Impossível hoje seria dissociar nossa vida do meio virtual, uma vez que muitos de nossos processos estão atrelados a ele. No entanto, há um mundo, outras sensações e conteúdos que não estão atrás dos bits e RAMs de um celular ou computador. A vida lá fora entrega bem mais à uma mente cansada do que o próximo vídeo que você passará a frente no Instagram da vida.
Talvez nem proibições e restrições sejam a saída para reverter o comodismo mental e dar nova vida a cérebros cansados da massificação virtual destes dias.

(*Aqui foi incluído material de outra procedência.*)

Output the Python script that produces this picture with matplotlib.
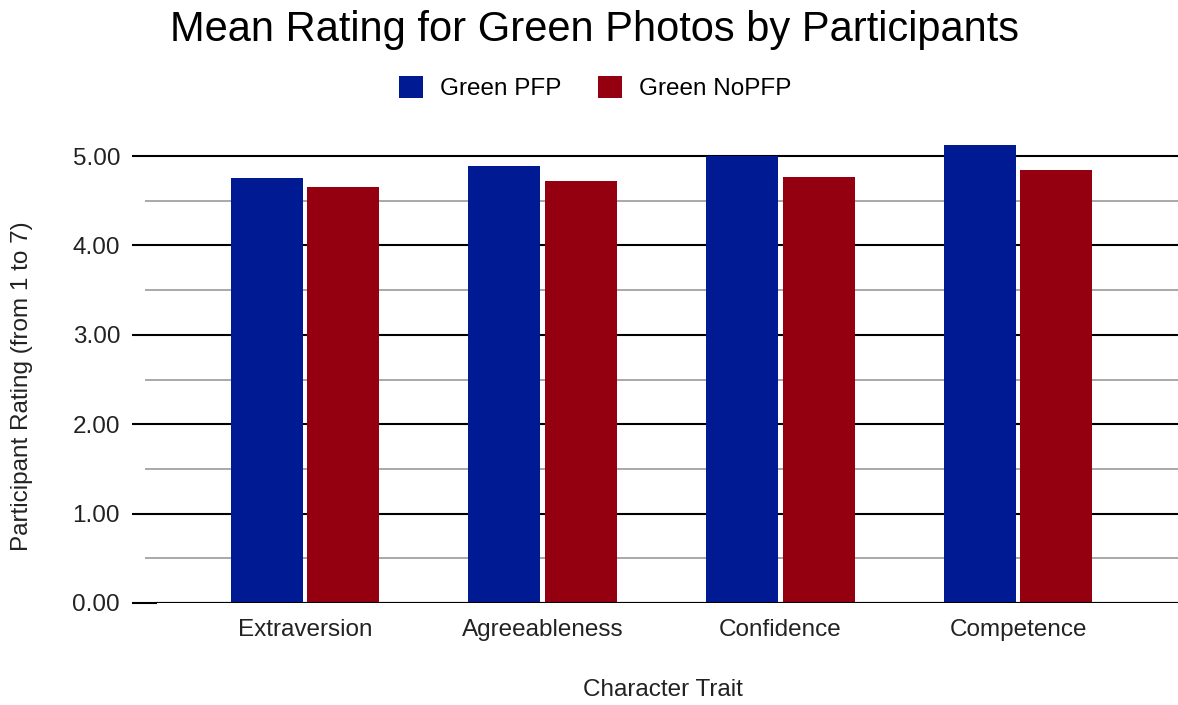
import numpy as np
import matplotlib.pyplot as plt

# data
traits = ['Extraversion', 'Agreeableness', 'Confidence', 'Competence']
green_pfp = [4.75, 4.89, 5.00, 5.12]
green_nopfp = [4.65, 4.72, 4.77, 4.84]
yticks = [0, 1, 2, 3, 4, 5]

plt.rcParams['font.family'] = ['Liberation Sans', 'DejaVu Sans']

fig = plt.figure(figsize=(11.78, 7.05), dpi=100)
ax = fig.add_axes([0.1333, 0.1447, 0.8667, 0.672])

x = np.arange(len(traits))
w = 0.303
off = 0.161
ax.bar(x - off, green_pfp, w, color='#001a93', label='Green PFP', zorder=3)
ax.bar(x + off, green_nopfp, w, color='#950011', label='Green NoPFP', zorder=3)

ax.set_xlim(-0.623, 3.673)
ax.set_ylim(0, 5.3)

# major / minor gridlines like google charts
ax.set_yticks(yticks)
ax.set_yticklabels(['%.2f' % v for v in yticks])
ax.set_yticks(np.arange(0.5, 5, 1), minor=True)
ax.grid(axis='y', which='major', color='black', lw=1.5, zorder=1)
ax.grid(axis='y', which='minor', color='#999999', lw=1.2, zorder=1)
ax.tick_params(axis='y', which='major', length=18, width=1.5, color='black',
               labelsize=17.5, labelcolor='#222222', pad=8.6)
ax.tick_params(axis='y', which='minor', length=8.6, width=1.2, color='#999999')
ax.set_xticks(x)
ax.set_xticklabels(traits)
ax.tick_params(axis='x', length=0, labelsize=17.5, labelcolor='#222222', pad=11.5)
for s in ax.spines.values():
    s.set_visible(False)
ax.axhline(0, color='black', lw=1.5, zorder=4)

fig.text(0.563, 0.0213, 'Character Trait', fontsize=17.5, color='#222222',
         ha='center', va='center')
fig.text(0.019, 0.452, 'Participant Rating (from 1 to 7)', rotation=90,
         fontsize=17.5, color='#222222', ha='center', va='center')

fig.text(0.505, 0.957, 'Mean Rating for Green Photos by Participants',
         fontsize=30, color='black', ha='center', va='center')
ax.legend(loc='center', bbox_to_anchor=(0.429, 1.087), ncol=2, frameon=False,
          fontsize=17.5, handlelength=1.0, handleheight=1.0, columnspacing=1.5,
          handletextpad=0.7)

fig.savefig('out.png', dpi=100)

A verdadeira cura de todo cérebro podre, se é que podemos chamar assim, parte justo de quem faz questão de consumir, replicar comportamentos e agredir movido pela pobreza de conteúdos virtuais, o que é quase como tratar um dependente químico em certos casos.
O jeito, se é que a Oxford conseguiu abrir alguma mente, é olhar para o celular como um instrumento simples e não como parte de uma vida e preenchedor de mente vazia. Mentes merecem o suco do ar fresco, do conhecimento verdadeiro e de reflexões e exemplos humanos que melhores o ser em si e não o acomodem num sofá de cada dia atrás do próximo meme ou video polêmico.
É… e claro, espero que esta crônica esteja sendo lida em alguma tela que você tem em mãos ou olhos a vista. Talvez seja mais uma reflexão de um jornalista que observa realidade preocupado, mas que deseja que seu cérebro não seja um mar podre completo pelo vazio da vida virtual
Do contrario, passe para o próximo video e se preocupe com a podridão da batata ou com a mulher raivosa do avião. O resto, não te significa nada.